I consider myself quite the cinephile, but the one thing I love more than buying a ticket to Movieland is some good-natured fun at my wife’s expense. Since our marriage in 2009, my love for my wife has only grown, (as has our substantial Blu-ray collection), but that doesn’t mean we stopped joking around! I know more about the Coen Brothers’ filmography than I do about my own brother’s children, but when you tell me the title of one of their films I still respond gleefully with “you mean my wife?” Here are some of the best film titles I willfully misunderstand in order to take potshots at my spouse.
The Big Short
Director Adam McKay’s tight scriptwriting and political insight make it all the more fun to imply that “The Big Short” is my wife and not the huge profits made from the 2008 housing crash.

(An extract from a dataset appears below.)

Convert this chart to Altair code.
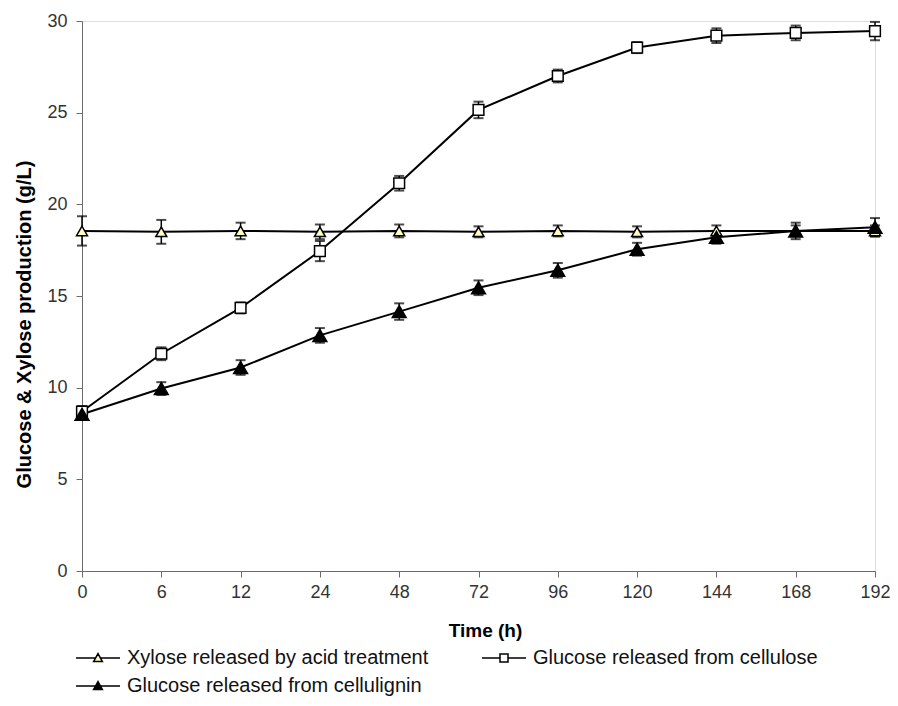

The Nightmare Before Christmas
Jack Skellington may be the Pumpkin King, but my wife certainly isn’t the Gift-Wrapping Queen! Every time the two of us end up covered in tape and decorative paper I wish some magical being really would end the wretched holiday.
Some Like It Hot
I knew my wife liked to relax but I didn’t know she wanted to live in a dang sauna! Marilyn Monroe stars in this 1959 gender-bending thriller, but the real star of the show is my heating bill.
Mad Max Fury Road
My wife! You’d think she wants to join Immortan Joe’s War Boys based on how fast she drives our 2015 Honda CRV. I’d like to get to Giant Eagle as much as the next guy, but the speed seems unnecessary given we’re not being chased by a band of hungry cannibals (unless you count our kids in the back!)
Beauty and the Beast
Slam! Did you mean the 1991 animated Disney feature? Because I thought you were referring to my wife. Normally, seeing my wonderful spouse fills my heart with joy, but when she’s clipping her toenails it’s a whole different story. You may not want to “be our guest” once you see the keratin graveyard in the extra bathroom!
American Beauty
This attempted compliment was already on shaky ground because of the film’s theme of underage attraction, but now that star Kevin Spacey is credibly accused of sexual assault I think I’ll just scrap the whole thing!
A Beautiful Mind
Much better. This compliment is more meaningful AND Russel Crowe seems like a really good guy. Who said zingers had to be mean?